The RBI had in October 2011 deregulated the interest rate on savings banks deposits. The SBI management claimed it was unable to maintain its marginal cost of funds-based lending rates (MCLRs) at current levels since 60% of the deposits that had come in with demonetisation had since moved out. Between November 8 and December 31, SBI had received inflows worth Rs 1.5 lakh crore into savings accounts, SBI deputy MD and CFO Anshula Kant said, of which the bank has retained roughly Rs 60,000 crore.
Kant told reporters 90% of the bank’s Rs 9.4-lakh-crore savings accounts base comprised balances of under Rs 1 crore. As such, the lender will now save approximately Rs 4,230 crore in interest payments annually. SBI’s cost of funds has fallen progressively from 6.02% in the September 2016 quarter to 5.94% in the December 2016 quarter to 5.88% in the March quarter. SBI’s savings accounts fell by Rs 5,000 crore between March and July this year whereas they had grown by Rs 26,000 crore during the corresponding period in 2016. The bank’s domestic advances grew 7.9% in 2016-17 to Rs 13.4 lakh crore. Compared to this, in 2015-16, loans and advances had grown 12.8%.
With retail inflation hitting 1.54% in June, the real interest rate on one-year money with SBI now stands at a multi-year high of 3.18%, adjusting for a tax rate of 30%. SBI pays 6.75% on one-year fixed deposits.
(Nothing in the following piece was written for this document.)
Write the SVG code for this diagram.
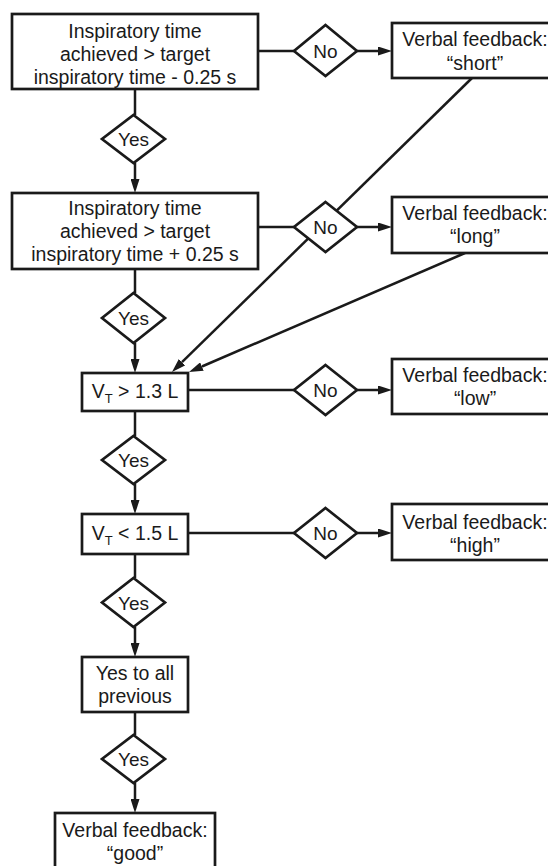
<svg xmlns="http://www.w3.org/2000/svg" width="548" height="866" viewBox="0 0 548 866">
<style>
.box{fill:#fff;stroke:#1a1a1a;stroke-width:2.7}
.dia{fill:#fff;stroke:#1a1a1a;stroke-width:2.7;stroke-linejoin:miter}
.ln{fill:none;stroke:#1a1a1a;stroke-width:2.5}
text{font-family:"Liberation Sans",Arial,sans-serif;font-size:19.5px;fill:#1a1a1a;text-anchor:middle}
.lbl{font-size:19px}
</style>
<defs>
<marker id="ah" viewBox="0 -4.5 14 9" refX="0" refY="0" markerWidth="14" markerHeight="9" markerUnits="userSpaceOnUse" orient="auto">
<path d="M0,-4.5 L14,0 L0,4.5 z" fill="#1a1a1a"/>
</marker>
</defs>
<rect width="548" height="866" fill="#fff"/>
<g id="connectors">
<line class="ln" x1="258" y1="51" x2="294" y2="51"/>
<line class="ln" x1="357" y1="51" x2="378" y2="51" marker-end="url(#ah)"/>
<line class="ln" x1="135" y1="89" x2="135" y2="115"/>
<line class="ln" x1="135" y1="163" x2="135" y2="179" marker-end="url(#ah)"/>
<line class="ln" x1="258" y1="227" x2="294" y2="227"/>
<line class="ln" x1="357" y1="227" x2="378" y2="227" marker-end="url(#ah)"/>
<line class="ln" x1="135" y1="269" x2="135" y2="293"/>
<line class="ln" x1="135" y1="343" x2="135" y2="359" marker-end="url(#ah)"/>
<line class="ln" x1="472" y1="78" x2="182" y2="362.2" marker-end="url(#ah)"/>
<line class="ln" x1="465" y1="253" x2="201.9" y2="366.5" marker-end="url(#ah)"/>
<line class="ln" x1="188" y1="390" x2="294" y2="390"/>
<line class="ln" x1="357" y1="390" x2="378" y2="390" marker-end="url(#ah)"/>
<line class="ln" x1="135" y1="411" x2="135" y2="436"/>
<line class="ln" x1="135" y1="484" x2="135" y2="500" marker-end="url(#ah)"/>
<line class="ln" x1="188" y1="533" x2="294" y2="533"/>
<line class="ln" x1="357" y1="533" x2="378" y2="533" marker-end="url(#ah)"/>
<line class="ln" x1="135" y1="554" x2="135" y2="578"/>
<line class="ln" x1="135" y1="627" x2="135" y2="643" marker-end="url(#ah)"/>
<line class="ln" x1="135" y1="712" x2="135" y2="735"/>
<line class="ln" x1="135" y1="783" x2="135" y2="799" marker-end="url(#ah)"/>
</g>
<g id="q1">
<rect class="box" x="12" y="14" width="246" height="75"/>
<text x="135" y="37.5">Inspiratory time</text>
<text x="135" y="60.5">achieved &gt; target</text>
<text x="135" y="83.5">inspiratory time - 0.25 s</text>
</g>
<g id="no1">
<polygon class="dia" points="325.5,25 357,51 325.5,76 294,51"/>
<text class="lbl" x="325.5" y="58">No</text>
</g>
<g id="short">
<rect class="box" x="392" y="23" width="166" height="55"/>
<text x="475" y="46">Verbal feedback:</text>
<text x="475" y="70">“short”</text>
</g>
<g id="yes1">
<polygon class="dia" points="133.5,115 165,139 133.5,163 102,139"/>
<text class="lbl" x="133.5" y="146">Yes</text>
</g>
<g id="q2">
<rect class="box" x="12" y="193" width="246" height="76"/>
<text x="135" y="215">Inspiratory time</text>
<text x="135" y="238">achieved &gt; target</text>
<text x="135" y="261">inspiratory time + 0.25 s</text>
</g>
<g id="no2">
<polygon class="dia" points="325.5,202 357,227 325.5,252 294,227"/>
<text class="lbl" x="325.5" y="234">No</text>
</g>
<g id="long">
<rect class="box" x="392" y="197" width="166" height="56"/>
<text x="475" y="220">Verbal feedback:</text>
<text x="475" y="243">“long”</text>
</g>
<g id="yes2">
<polygon class="dia" points="133.5,293 165,318 133.5,343 102,318"/>
<text class="lbl" x="133.5" y="325">Yes</text>
</g>
<g id="q3">
<rect class="box" x="82" y="373" width="106" height="38"/>
<text x="135" y="398">V<tspan font-size="13" dy="5">T</tspan><tspan dy="-5"> &gt; 1.3 L</tspan></text>
</g>
<g id="no3">
<polygon class="dia" points="325.5,365 357,390 325.5,415 294,390"/>
<text class="lbl" x="325.5" y="397">No</text>
</g>
<g id="low">
<rect class="box" x="392" y="359" width="166" height="55"/>
<text x="475" y="382">Verbal feedback:</text>
<text x="475" y="405">“low”</text>
</g>
<g id="yes3">
<polygon class="dia" points="133.5,436 165,460 133.5,484 102,460"/>
<text class="lbl" x="133.5" y="467">Yes</text>
</g>
<g id="q4">
<rect class="box" x="82" y="514" width="106" height="40"/>
<text x="135" y="540">V<tspan font-size="13" dy="5">T</tspan><tspan dy="-5"> &lt; 1.5 L</tspan></text>
</g>
<g id="no4">
<polygon class="dia" points="325.5,508 357,533 325.5,558 294,533"/>
<text class="lbl" x="325.5" y="540">No</text>
</g>
<g id="high">
<rect class="box" x="392" y="504" width="166" height="56"/>
<text x="475" y="529">Verbal feedback:</text>
<text x="475" y="552">“high”</text>
</g>
<g id="yes4">
<polygon class="dia" points="133.5,578 165,602.5 133.5,627 102,602.5"/>
<text class="lbl" x="133.5" y="609.5">Yes</text>
</g>
<g id="all">
<rect class="box" x="82" y="657" width="106" height="55"/>
<text x="135" y="680">Yes to all</text>
<text x="135" y="703">previous</text>
</g>
<g id="yes5">
<polygon class="dia" points="133.5,735 165,759 133.5,783 102,759"/>
<text class="lbl" x="133.5" y="766">Yes</text>
</g>
<g id="good">
<rect class="box" x="55" y="813" width="160" height="70"/>
<text x="135" y="837">Verbal feedback:</text>
<text x="135" y="860">“good”</text>
</g>
</svg>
Outstanding deposits in the banking system at the end of July 7 were Rs 106.5 lakh crore; deposits have been growing at a fast clip of 10-11% over the last several months. In contrast, loan growth has been sluggish at 5-6% in the last four months. Outstanding non-food credit grew 7.26% year-on-year to Rs 76.53 lakh crore, as on July 7.
Banking experts pointed out savers are parking their surpluses in term deposits to earn better returns. Since the announcement of the note-ban exercise in November 2016, the total value of deposits with banks has remained consistently above Rs 104 lakh crore. In January, SBI had taken a deep 90-bps cut in its one-year MCLR to bring it down to 8%. It has not revised MCLRs ever since, even as it reduced the spread over the MCLR for some categories of home loans. As per RBI guidelines, banks must offer the same interest rate on savings accounts where the balance is up to Rs 1 lakh. For balances more than Rs 1 lakh, banks are permitted to offer differentiated rates.